Straight-Line Method

Determine the cost of the building, any residual value and the economic useful life of the building. The cost of the building is how much the building cost to buy or to build. The residual value is a company estimate based on previous buildings and research on similar buildings for how much the building will be worth at the end of its useful life. The useful life of the building is how long the building should last based on company estimates from past experience and research. For example, Firm A buys a building for $100,000. The company estimates that the building will have a 25-year useful life and at the end of the 25 years, the building will have a $5,000 residual value.

Subtract the residual value of the building from the cost of the building. This is the depreciable value. In our example, $100,000 minus $5,000 equals $95,000.

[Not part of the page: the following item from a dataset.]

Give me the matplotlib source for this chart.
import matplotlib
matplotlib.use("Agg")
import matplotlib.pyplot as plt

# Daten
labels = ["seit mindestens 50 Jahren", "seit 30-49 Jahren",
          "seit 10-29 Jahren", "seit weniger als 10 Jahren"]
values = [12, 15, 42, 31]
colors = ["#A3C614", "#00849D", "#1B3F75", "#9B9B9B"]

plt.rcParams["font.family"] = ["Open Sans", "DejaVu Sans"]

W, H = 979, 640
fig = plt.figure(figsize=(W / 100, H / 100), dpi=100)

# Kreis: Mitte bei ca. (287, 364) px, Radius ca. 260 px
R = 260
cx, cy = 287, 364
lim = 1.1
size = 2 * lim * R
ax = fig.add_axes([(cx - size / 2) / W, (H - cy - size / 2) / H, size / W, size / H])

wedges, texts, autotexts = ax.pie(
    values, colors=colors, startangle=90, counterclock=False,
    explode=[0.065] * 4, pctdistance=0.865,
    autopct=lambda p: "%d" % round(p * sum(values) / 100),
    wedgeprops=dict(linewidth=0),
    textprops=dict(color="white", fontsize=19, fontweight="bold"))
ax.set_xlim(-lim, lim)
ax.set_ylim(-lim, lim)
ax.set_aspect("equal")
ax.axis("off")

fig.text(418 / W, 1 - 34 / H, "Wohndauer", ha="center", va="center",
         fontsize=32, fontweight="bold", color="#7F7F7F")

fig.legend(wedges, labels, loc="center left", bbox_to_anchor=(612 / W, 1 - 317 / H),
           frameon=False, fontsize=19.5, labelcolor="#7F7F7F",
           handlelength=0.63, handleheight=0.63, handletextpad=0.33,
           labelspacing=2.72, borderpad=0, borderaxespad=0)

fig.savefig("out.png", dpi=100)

Divide the depreciable value by the building's useful life to determine the yearly depreciation. In our example, $95,000 divided by 25 years equals depreciation of $3,800 a year.

Double-Declining Method

Determine the cost of the building, any residual value and the economic useful life of the building. The cost of the building is how much the building cost to buy or to build. The residual value is a company estimate based on previous buildings and research on similar buildings for how much the building will be worth at the end of its useful life. The useful life of the building is how long the building should last based on company estimates from past experience and research. For example, Firm A buys a building for $100,000. The company estimates that the building will have a 25-year useful life and at the end of the 25 years, the building will have a $5,000 residual value. Double-declining balance does not use the residual value.

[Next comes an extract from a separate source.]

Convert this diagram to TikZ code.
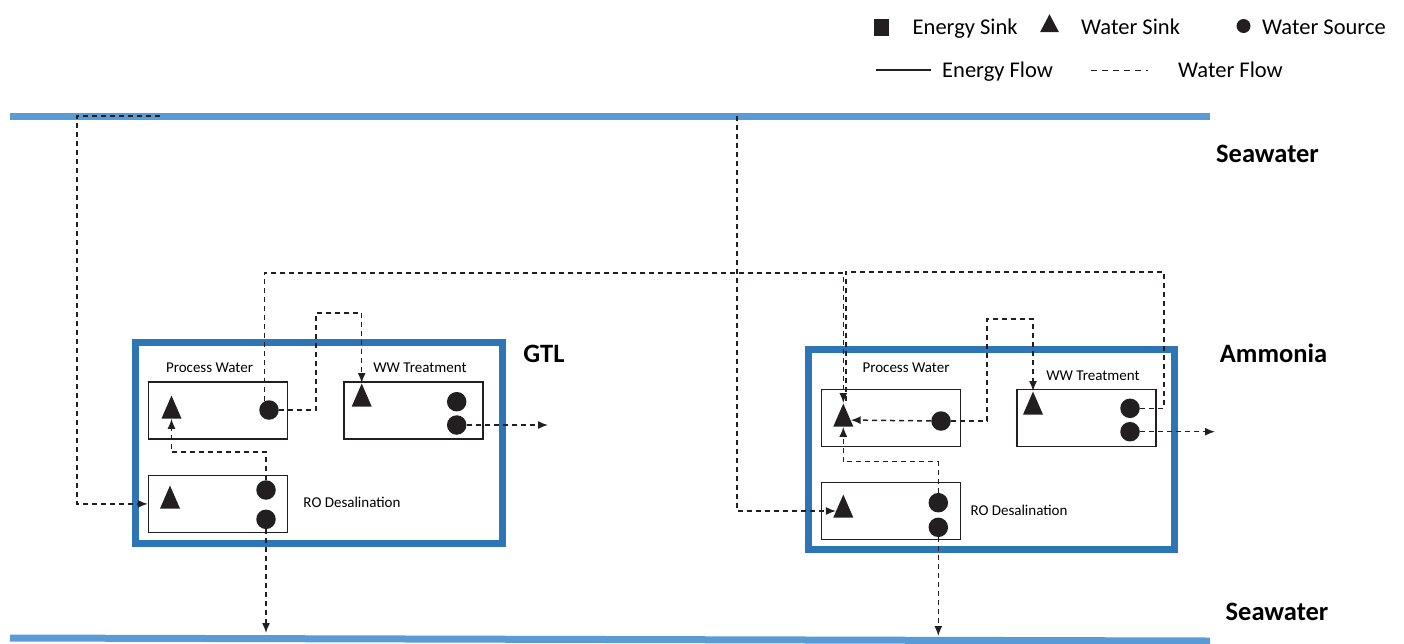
\documentclass[tikz,border=0pt]{standalone}
\usepackage{fontspec}
\setmainfont{Carlito}
\usetikzlibrary{positioning, shapes.geometric, arrows.meta}
\definecolor{seablue}{RGB}{91,155,213}
\definecolor{plantblue}{RGB}{46,117,182}
\definecolor{ink}{RGB}{35,31,32}
\tikzset{
    plant/.style={draw=plantblue, line width=7pt, minimum width=367pt, minimum height=201pt, inner sep=0pt},
    unitbox/.style={draw=ink, line width=1.4pt, minimum width=139pt, minimum height=57pt, inner sep=0pt},
    sink/.style={isosceles triangle, isosceles triangle stretches, shape border rotate=90, fill=ink, inner sep=0pt, minimum width=20pt, minimum height=23pt},
    source/.style={circle, fill=ink, inner sep=0pt, minimum size=19.5pt},
    sea/.style={draw=seablue, line width=7pt},
    flow/.style={draw=ink, line width=1.5pt, dash pattern=on 5pt off 4pt},
    flowarrow/.style={flow, -{Latex[length=10pt, width=8pt]}},
    unitlabel/.style={anchor=base, inner sep=0pt, font=\fontsize{15}{18}\selectfont},
    plantlabel/.style={anchor=base, inner sep=0pt, font=\fontsize{26.5}{32}\selectfont\bfseries},
    keytext/.style={anchor=base west, inner sep=0pt, font=\fontsize{22.5}{27}\selectfont}
}
\begin{document}
\begin{tikzpicture}[x=1pt, y=-1pt]
    \useasboundingbox (0,0) rectangle (1404,643);

    % Legend
    \node [fill=ink, minimum width=15pt, minimum height=17pt, inner sep=0pt] (keysquare) at (881,27.5) {};
    \node [keytext] (keyenergysink) at (912.5,34.5) {Energy Sink};
    \node [sink, minimum width=19pt, minimum height=18pt] (keysink) at (1049.5,26.5) {};
    \node [keytext] (keywatersink) at (1081,34.5) {Water Sink};
    \node [source, minimum size=14pt] (keysource) at (1243.5,26) {};
    \node [keytext] (keywatersource) at (1262,34) {Water Source};
    \coordinate (keyenergyA) at (876,70);
    \coordinate (keyenergyB) at (931,70);
    \draw [ink, line width=1.1pt] (keyenergyA) -- (keyenergyB);
    \node [keytext] (keyenergyflow) at (942,77) {Energy Flow};
    \coordinate (keywaterA) at (1091,70);
    \coordinate (keywaterB) at (1148,70);
    \draw [flow, line width=1pt, dash pattern=on 6pt off 5pt] (keywaterA) -- (keywaterB);
    \node [keytext] (keywaterflow) at (1178,77) {Water Flow};

    % Seawater lines
    \coordinate (seaTL) at (10,116);
    \coordinate (seaTR) at (1210,116);
    \coordinate (seaBL) at (10,638);
    \coordinate (seaBR) at (1210,641);
    \draw [sea] (seaTL) -- (seaTR);
    \draw [sea] (seaBL) -- (seaBR);
    \node [plantlabel] (seatop) at (1267.5,162.5) {Seawater};
    \node [plantlabel] (seabottom) at (1277,620) {Seawater};

    % GTL plant
    \node [plant] (gtl) at (318.7,443) {};
    \node [plantlabel] (gtllabel) at (544,362.5) {GTL};
    \node [unitbox] (gtlpw) at (218,410.5) {};
    \node [unitbox, right=55pt of gtlpw] (gtlww) {};
    \node [unitbox, below=35pt of gtlpw] (gtlro) {};
    \node [unitlabel] (gtlpwlabel) at (209.5,372.5) {Process Water};
    \node [unitlabel] (gtlwwlabel) at (420,372.5) {WW Treatment};
    \node [unitlabel] (gtlrolabel) at (352,507.5) {RO Desalination};
    \node [sink] (gtlpwsink) at (171.5,412) {};
    \node [source] (gtlpwsrc) at (269,410) {};
    \node [sink] (gtlwwsink) at (361.7,400) {};
    \node [source] (gtlwwsrcA) at (456.7,401.7) {};
    \node [source] (gtlwwsrcB) at (456.7,425) {};
    \node [sink] (gtlrosink) at (170,502) {};
    \node [source] (gtlrosrcA) at (266,490) {};
    \node [source] (gtlrosrcB) at (266,519.3) {};

    % Ammonia plant
    \node [plant, minimum width=366pt, minimum height=200pt] (amm) at (991.7,449.5) {};
    \node [plantlabel] (ammlabel) at (1273.5,362.5) {Ammonia};
    \node [unitbox] (ammpw) at (891.2,418) {};
    \node [unitbox, right=55pt of ammpw] (ammww) {};
    \node [unitbox, below=34.4pt of ammpw] (ammro) {};
    \node [unitlabel] (ammpwlabel) at (906,372.5) {Process Water};
    \node [unitlabel] (ammwwlabel) at (1093,380) {WW Treatment};
    \node [unitlabel] (ammrolabel) at (1019,515.5) {RO Desalination};
    \node [sink] (ammpwsink) at (843.3,420) {};
    \node [source] (ammpwsrc) at (941,421) {};
    \node [sink] (ammwwsink) at (1033,408) {};
    \node [source] (ammwwsrcA) at (1130,408.3) {};
    \node [source] (ammwwsrcB) at (1130,431.7) {};
    \node [sink] (ammrosink) at (843.3,511) {};
    \node [source] (ammrosrcA) at (938.3,502.7) {};
    \node [source] (ammrosrcB) at (938.3,527.3) {};

    % Free ends of the water flows
    \coordinate (gtlintake) at (160,116);
    \coordinate (gtldischarge) at (266,633);
    \coordinate (gtlout) at (548,425);
    \coordinate (ammintake) at (737,116);
    \coordinate (ammdischarge) at (938.3,636);
    \coordinate (ammout) at (1215,431.7);

    % GTL flows
    \draw [flowarrow] (gtlintake) -- (77,116) |- (gtlro);
    \draw [flowarrow] (gtlrosrcA) -- ++(0,-38) -| (gtlpwsink);
    \draw [flowarrow] (gtlrosrcB) -- (gtldischarge);
    \draw [flowarrow] (gtlpwsrc) -| (316,313) -| (gtlwwsink);
    \draw [flowarrow] (gtlwwsrcB) -- (gtlout);
    \draw [flowarrow] (gtlpwsrc.118) |- (500,273) -| (ammpwsink);

    % Ammonia flows
    \draw [flowarrow] (ammintake) |- (ammrosink);
    \draw [flowarrow] (ammrosrcA) -- ++(0,-41) -| (ammpwsink);
    \draw [flowarrow] (ammrosrcB) -- (ammdischarge);
    \draw [flowarrow] (ammpwsrc) -- (ammpwsink);
    \draw [flowarrow] (ammpwsrc) -| (987,319) -| (ammwwsink);
    \draw [flow] (ammwwsrcA) -| (1164,272) -| ([xshift=2.5pt]ammpwsink.apex);
    \draw [flowarrow] (ammwwsrcB) -- (ammout);
\end{tikzpicture}
\end{document}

Divide 2 by the asset's useful life. This is the depreciation base. In our example, 2 divided by 25 equals 0.08.

Multiply the cost by the depreciation base. In our example, $100,000 times 0.08 equals $8,000 of depreciation for the first year.

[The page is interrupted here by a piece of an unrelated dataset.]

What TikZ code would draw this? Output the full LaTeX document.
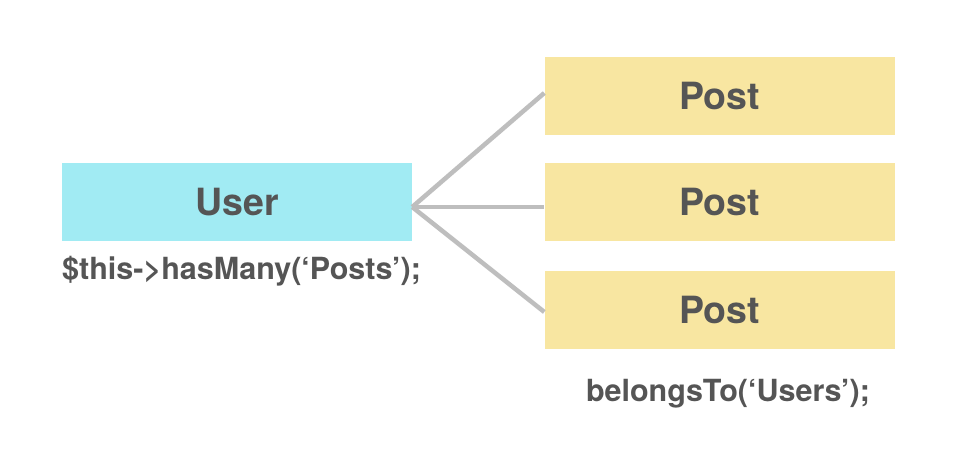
\documentclass[tikz,border=0pt]{standalone}
\usepackage{fontspec}
\setmainfont{TeX Gyre Heros}
\definecolor{usercol}{HTML}{A1EBF3}
\definecolor{postcol}{HTML}{F8E6A1}
\definecolor{txt}{HTML}{555555}
\definecolor{linecol}{HTML}{BEBEBE}
\tikzset{
  box/.style={fill=#1, draw=none, minimum width=350pt, minimum height=78pt, inner sep=0pt,
    font=\fontsize{37.5}{44}\selectfont\bfseries, text=txt},
  conn/.style={draw=linecol, line width=4.5pt},
  lbl/.style={font=\fontsize{30.5}{36}\selectfont\bfseries, text=txt, inner sep=0pt}
}
\begin{document}
\begin{tikzpicture}[x=1pt,y=1pt]
\useasboundingbox[fill=white] (0,0) rectangle (956,462);
\node[box=usercol] (user) at (237,{462-202}) {User};
\node[box=postcol] (p1) at (719.5,{462-96}) {Post};
\node[box=postcol] (p2) at (719.5,{462-202}) {Post};
\node[box=postcol] (p3) at (719.5,{462-310}) {Post};
\coordinate (o) at ([yshift=-5pt]user.east);
\draw[conn] (o) -- ([yshift=3pt]p1.west);
\draw[conn] (o) -- ([yshift=-5pt]p2.west);
\draw[conn] (o) -- ([yshift=-2pt]p3.west);
\node[lbl, anchor=base west] (l1) at (62,{462-280}) {\$this->hasMany(‘Posts’);};
\node[lbl, anchor=base] (l2) at (728,{462-402}) {belongsTo(‘Users’);};
\end{tikzpicture}
\end{document}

Subtract the depreciation from the cost of the asset to determine the current value of the asset. In our example, $100,000 minus $8,000 equals $92,000.

Multiply the current value by the number calculated in Step 2 to determine year 2's depreciation. In our example, $92,000 times 0.08 equals $7,360.

Repeat the steps for each year of the asset's useful life.

Sum-of-Years Digits

Determine the cost of the building, any residual value and the economic useful life of the building as in previous sections. For example, Firm A buys a building for $100,000. The company estimates that the building will have a 25-year useful life and at the end of the 25 years, the building will have a $5,000 residual value.

Subtract the residual value of the building from the cost of the building. This is the depreciable value. In our example, $100,000 minus $5,000 equals $95,000.

Add 1 to the asset's useful life, and label this A. Divide the asset's useful life by 2, and label this B. Multiply A by B. In our example, 25 plus 1 equals 26. Then 25 divided by 2 equals 12.5. Finally, 26 times 12.5 equals 325.

Divide the last year number of the asset life by the number calculated in Step 3. This is the depreciation base for Year 1. Divide the second to last year number of the asset life by the number calculated in Step 3. This is the depreciation base for Year 2. Divide the third to last year number of the asset life by the number calculated in Step 3. This is the depreciation base for Year 3. Repeat this process for each year. In our example, 25 divided by 325 equals a depreciation base for Year 1 of 0.0769. Then, 24 divided by 325 equals a depreciation base for Year 2 of 0.0738. Then, 23 divided by 325 equals a depreciation base for Year 3 of 0.0707. Repeat this for all 25 years.

Multiply the deprecation base by the depreciable value to determine the year's depreciation. In our example, for Year 1, $95,000 times 0.0769 equals $7,305.50. Then for Year 2, $95,000 times 0.0738 equals $7,011. For Year 3, $95,000 times 0.0707 equals $6,716.50. Repeat these steps for all 25 years.